• [To do]
Your job is to return the lines between the line holding "Emit a Python" and the line holding "years = [2013, 2014, 2015, 2016, 2017]", inclusive, exactly and with no pictures.
## Begin Data shown
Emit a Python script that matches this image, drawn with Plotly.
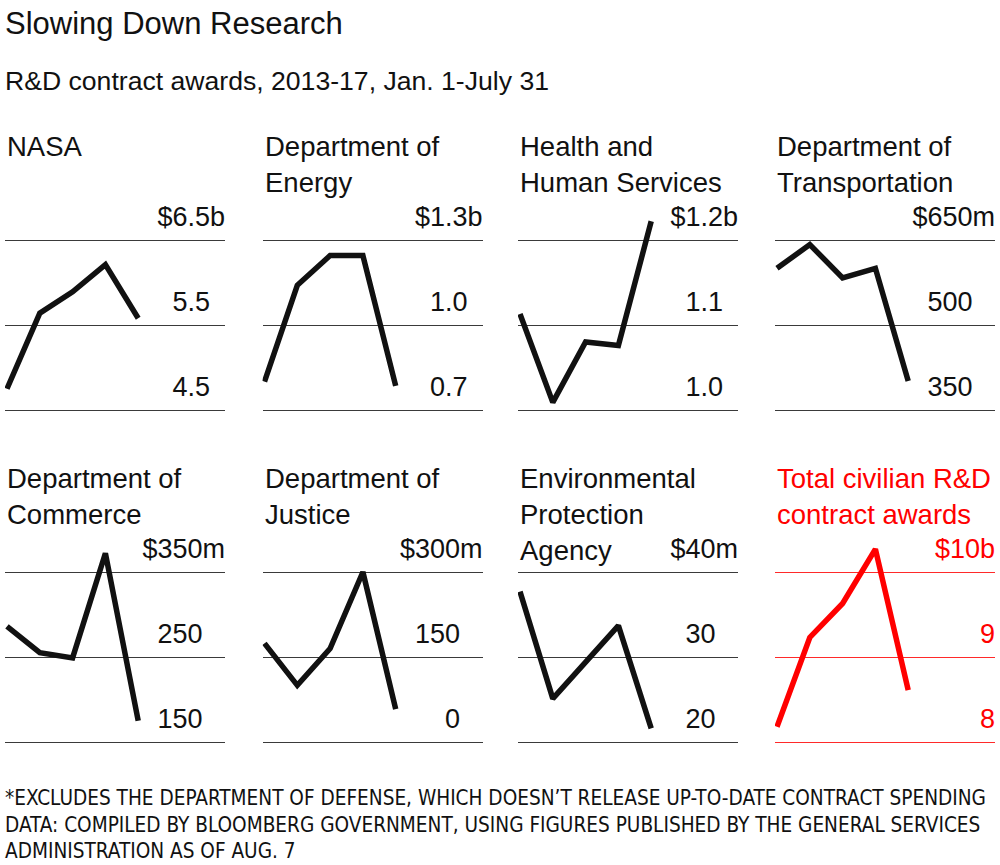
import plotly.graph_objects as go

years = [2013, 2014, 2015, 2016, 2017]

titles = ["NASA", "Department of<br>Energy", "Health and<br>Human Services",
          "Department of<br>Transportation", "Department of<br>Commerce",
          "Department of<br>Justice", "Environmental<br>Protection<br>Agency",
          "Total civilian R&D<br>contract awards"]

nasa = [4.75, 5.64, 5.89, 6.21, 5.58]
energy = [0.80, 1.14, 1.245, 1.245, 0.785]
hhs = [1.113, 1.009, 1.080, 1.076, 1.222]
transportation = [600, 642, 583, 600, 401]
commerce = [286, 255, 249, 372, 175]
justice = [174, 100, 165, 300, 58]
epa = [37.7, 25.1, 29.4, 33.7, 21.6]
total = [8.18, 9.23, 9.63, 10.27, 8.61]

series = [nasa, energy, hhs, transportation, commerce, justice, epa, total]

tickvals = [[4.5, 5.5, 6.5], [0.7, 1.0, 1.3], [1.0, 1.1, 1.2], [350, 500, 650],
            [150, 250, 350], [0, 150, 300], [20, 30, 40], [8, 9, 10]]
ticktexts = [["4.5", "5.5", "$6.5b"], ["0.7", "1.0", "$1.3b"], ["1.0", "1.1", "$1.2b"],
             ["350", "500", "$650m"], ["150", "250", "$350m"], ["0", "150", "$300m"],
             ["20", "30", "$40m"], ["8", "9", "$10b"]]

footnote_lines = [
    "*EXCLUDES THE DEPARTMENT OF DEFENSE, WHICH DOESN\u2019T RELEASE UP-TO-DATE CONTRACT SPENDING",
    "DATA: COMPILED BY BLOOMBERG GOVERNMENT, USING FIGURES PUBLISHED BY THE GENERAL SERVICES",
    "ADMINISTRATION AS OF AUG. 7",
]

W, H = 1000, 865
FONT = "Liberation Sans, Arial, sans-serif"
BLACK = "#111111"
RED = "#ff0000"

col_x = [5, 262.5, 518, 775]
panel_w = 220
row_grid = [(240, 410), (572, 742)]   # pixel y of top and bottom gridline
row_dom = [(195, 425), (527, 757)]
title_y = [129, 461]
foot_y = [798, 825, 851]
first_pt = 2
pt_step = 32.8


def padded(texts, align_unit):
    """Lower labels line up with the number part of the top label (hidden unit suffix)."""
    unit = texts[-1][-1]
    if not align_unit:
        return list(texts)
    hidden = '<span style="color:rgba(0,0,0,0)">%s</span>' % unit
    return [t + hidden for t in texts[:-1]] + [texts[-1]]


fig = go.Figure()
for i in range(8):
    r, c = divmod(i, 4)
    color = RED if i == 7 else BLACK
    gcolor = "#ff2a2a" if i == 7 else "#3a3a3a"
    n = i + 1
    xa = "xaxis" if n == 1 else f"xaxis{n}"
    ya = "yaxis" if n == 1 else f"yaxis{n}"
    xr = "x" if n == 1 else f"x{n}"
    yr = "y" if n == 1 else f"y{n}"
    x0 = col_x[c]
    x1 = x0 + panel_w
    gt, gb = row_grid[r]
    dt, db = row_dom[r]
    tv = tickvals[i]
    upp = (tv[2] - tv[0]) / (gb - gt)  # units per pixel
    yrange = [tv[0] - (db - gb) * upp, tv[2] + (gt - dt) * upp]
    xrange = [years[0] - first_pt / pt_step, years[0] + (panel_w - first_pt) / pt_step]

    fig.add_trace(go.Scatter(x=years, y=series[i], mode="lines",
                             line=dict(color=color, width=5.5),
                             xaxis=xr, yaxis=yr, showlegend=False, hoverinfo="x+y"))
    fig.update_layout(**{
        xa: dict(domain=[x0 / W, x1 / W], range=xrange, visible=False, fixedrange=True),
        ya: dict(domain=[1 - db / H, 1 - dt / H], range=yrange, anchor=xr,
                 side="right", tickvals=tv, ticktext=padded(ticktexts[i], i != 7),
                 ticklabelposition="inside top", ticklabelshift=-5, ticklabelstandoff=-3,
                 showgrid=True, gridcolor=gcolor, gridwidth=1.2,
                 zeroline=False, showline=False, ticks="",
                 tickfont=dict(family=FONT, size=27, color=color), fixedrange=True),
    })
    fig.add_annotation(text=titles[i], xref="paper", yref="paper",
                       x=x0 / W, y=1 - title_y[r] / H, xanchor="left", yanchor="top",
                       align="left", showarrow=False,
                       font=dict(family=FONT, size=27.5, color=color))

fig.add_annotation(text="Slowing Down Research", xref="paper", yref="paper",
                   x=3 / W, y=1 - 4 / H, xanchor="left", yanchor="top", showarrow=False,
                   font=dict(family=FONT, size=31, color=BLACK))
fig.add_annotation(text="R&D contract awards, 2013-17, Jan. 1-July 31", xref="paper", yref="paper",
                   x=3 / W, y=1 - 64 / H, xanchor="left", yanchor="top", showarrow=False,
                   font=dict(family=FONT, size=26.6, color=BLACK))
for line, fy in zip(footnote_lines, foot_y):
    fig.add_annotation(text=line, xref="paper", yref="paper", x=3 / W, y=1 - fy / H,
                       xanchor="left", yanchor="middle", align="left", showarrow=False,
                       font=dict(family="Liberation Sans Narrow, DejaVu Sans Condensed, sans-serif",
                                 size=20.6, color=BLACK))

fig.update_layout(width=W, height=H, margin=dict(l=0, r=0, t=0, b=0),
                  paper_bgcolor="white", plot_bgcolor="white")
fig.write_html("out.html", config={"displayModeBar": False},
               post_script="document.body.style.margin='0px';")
## End Data shown
## Begin Data shown
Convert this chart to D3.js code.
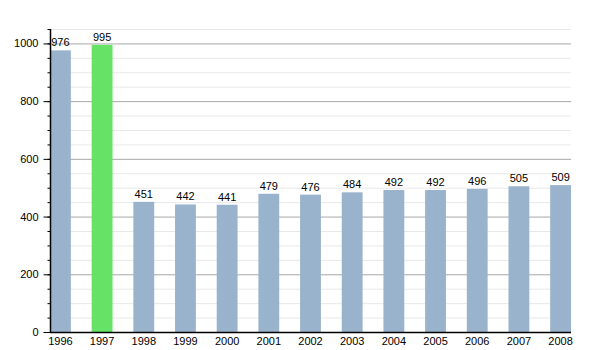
## End Data shown
## Begin Data shown
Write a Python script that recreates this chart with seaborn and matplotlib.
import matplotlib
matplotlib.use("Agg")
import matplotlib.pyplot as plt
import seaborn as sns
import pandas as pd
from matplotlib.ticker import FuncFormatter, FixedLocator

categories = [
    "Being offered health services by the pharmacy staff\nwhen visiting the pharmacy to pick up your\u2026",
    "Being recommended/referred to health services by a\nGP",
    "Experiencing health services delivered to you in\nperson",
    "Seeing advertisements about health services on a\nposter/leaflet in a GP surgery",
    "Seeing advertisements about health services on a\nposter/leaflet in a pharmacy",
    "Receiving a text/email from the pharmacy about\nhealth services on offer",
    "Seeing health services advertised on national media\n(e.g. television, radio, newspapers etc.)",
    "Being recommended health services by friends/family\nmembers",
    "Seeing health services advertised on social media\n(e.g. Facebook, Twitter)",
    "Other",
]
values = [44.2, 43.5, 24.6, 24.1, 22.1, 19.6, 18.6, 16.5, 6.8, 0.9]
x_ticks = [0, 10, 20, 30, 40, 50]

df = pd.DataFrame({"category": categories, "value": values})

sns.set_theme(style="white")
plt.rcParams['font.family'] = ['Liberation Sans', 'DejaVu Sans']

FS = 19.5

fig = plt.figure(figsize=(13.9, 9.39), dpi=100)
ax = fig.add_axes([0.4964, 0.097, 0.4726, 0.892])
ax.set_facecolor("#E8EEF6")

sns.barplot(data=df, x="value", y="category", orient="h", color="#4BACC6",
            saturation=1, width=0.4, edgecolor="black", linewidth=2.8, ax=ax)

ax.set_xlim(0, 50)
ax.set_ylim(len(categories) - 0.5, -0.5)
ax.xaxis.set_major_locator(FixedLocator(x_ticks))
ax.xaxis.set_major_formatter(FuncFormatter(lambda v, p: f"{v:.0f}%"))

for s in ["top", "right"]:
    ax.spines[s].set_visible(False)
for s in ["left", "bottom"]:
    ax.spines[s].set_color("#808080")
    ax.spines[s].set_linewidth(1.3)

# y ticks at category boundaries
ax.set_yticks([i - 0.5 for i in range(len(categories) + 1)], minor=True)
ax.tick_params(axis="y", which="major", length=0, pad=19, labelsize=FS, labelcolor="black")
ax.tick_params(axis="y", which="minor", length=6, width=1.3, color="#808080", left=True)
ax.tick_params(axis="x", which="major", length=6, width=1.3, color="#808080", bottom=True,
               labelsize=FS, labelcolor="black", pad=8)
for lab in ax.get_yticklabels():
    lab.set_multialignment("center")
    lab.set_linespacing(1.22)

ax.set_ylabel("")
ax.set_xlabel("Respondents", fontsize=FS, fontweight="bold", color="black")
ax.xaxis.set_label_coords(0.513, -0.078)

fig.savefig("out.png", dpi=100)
## End Data shown
• [Correct result]
Emit a Python script that matches this image, drawn with Plotly.
import plotly.graph_objects as go

years = [2013, 2014, 2015, 2016, 2017]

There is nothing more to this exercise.